Given information —
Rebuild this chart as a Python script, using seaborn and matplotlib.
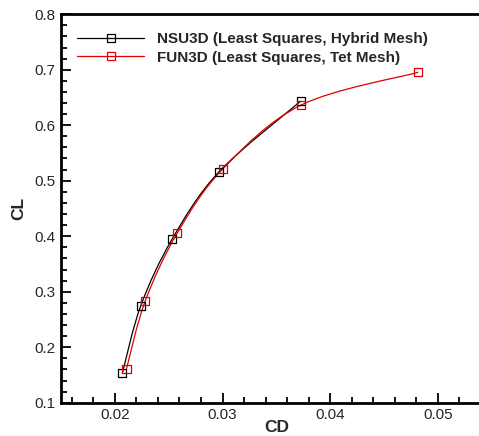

* * *

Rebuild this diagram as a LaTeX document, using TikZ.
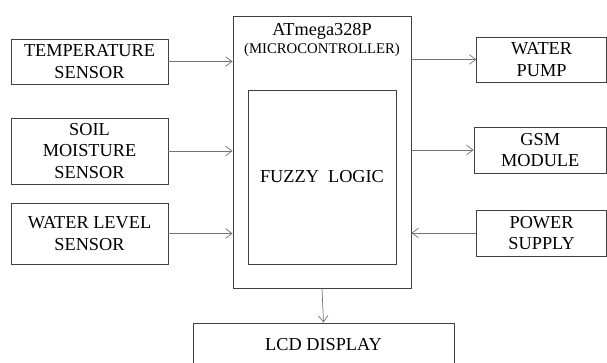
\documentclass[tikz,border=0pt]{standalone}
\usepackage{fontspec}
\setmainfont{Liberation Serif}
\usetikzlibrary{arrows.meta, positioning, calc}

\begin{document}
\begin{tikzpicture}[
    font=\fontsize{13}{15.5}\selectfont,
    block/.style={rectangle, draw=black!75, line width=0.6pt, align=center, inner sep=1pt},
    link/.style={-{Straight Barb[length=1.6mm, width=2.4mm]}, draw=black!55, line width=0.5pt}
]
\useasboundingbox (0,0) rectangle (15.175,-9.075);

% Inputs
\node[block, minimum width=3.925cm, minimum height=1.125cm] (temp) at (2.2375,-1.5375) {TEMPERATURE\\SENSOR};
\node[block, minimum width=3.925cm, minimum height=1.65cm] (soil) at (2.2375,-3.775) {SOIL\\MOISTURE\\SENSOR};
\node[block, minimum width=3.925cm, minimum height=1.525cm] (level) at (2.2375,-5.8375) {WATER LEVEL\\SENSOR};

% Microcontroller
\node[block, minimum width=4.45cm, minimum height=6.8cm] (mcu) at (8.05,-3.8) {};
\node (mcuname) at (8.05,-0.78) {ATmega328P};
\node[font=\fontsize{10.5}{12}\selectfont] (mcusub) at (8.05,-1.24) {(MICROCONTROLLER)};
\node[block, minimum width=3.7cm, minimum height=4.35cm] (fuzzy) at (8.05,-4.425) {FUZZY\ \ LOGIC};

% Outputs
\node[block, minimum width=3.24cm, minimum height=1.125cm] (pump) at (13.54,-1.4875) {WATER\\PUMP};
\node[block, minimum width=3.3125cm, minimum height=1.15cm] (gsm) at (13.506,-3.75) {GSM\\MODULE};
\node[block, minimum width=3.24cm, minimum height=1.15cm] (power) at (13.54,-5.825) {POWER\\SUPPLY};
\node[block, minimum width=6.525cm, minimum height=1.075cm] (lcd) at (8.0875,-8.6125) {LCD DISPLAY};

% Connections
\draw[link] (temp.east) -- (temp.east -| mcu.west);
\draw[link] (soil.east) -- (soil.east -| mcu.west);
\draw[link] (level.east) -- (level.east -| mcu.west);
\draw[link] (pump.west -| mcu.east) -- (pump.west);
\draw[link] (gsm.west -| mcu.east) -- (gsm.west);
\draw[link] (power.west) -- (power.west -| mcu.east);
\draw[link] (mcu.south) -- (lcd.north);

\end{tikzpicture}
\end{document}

Written exercise — Start with the line that includes "Rebuild this diagram" and finish with the line that includes "minimum width=6.525cm, minimum": reproduce those lines exactly, nothing before or after, and omit any pictures.

Expected answer —
Rebuild this diagram as a LaTeX document, using TikZ.
\documentclass[tikz,border=0pt]{standalone}
\usepackage{fontspec}
\setmainfont{Liberation Serif}
\usetikzlibrary{arrows.meta, positioning, calc}

\begin{document}
\begin{tikzpicture}[
    font=\fontsize{13}{15.5}\selectfont,
    block/.style={rectangle, draw=black!75, line width=0.6pt, align=center, inner sep=1pt},
    link/.style={-{Straight Barb[length=1.6mm, width=2.4mm]}, draw=black!55, line width=0.5pt}
]
\useasboundingbox (0,0) rectangle (15.175,-9.075);

% Inputs
\node[block, minimum width=3.925cm, minimum height=1.125cm] (temp) at (2.2375,-1.5375) {TEMPERATURE\\SENSOR};
\node[block, minimum width=3.925cm, minimum height=1.65cm] (soil) at (2.2375,-3.775) {SOIL\\MOISTURE\\SENSOR};
\node[block, minimum width=3.925cm, minimum height=1.525cm] (level) at (2.2375,-5.8375) {WATER LEVEL\\SENSOR};

% Microcontroller
\node[block, minimum width=4.45cm, minimum height=6.8cm] (mcu) at (8.05,-3.8) {};
\node (mcuname) at (8.05,-0.78) {ATmega328P};
\node[font=\fontsize{10.5}{12}\selectfont] (mcusub) at (8.05,-1.24) {(MICROCONTROLLER)};
\node[block, minimum width=3.7cm, minimum height=4.35cm] (fuzzy) at (8.05,-4.425) {FUZZY\ \ LOGIC};

% Outputs
\node[block, minimum width=3.24cm, minimum height=1.125cm] (pump) at (13.54,-1.4875) {WATER\\PUMP};
\node[block, minimum width=3.3125cm, minimum height=1.15cm] (gsm) at (13.506,-3.75) {GSM\\MODULE};
\node[block, minimum width=3.24cm, minimum height=1.15cm] (power) at (13.54,-5.825) {POWER\\SUPPLY};
\node[block, minimum width=6.525cm, minimum height=1.075cm] (lcd) at (8.0875,-8.6125) {LCD DISPLAY};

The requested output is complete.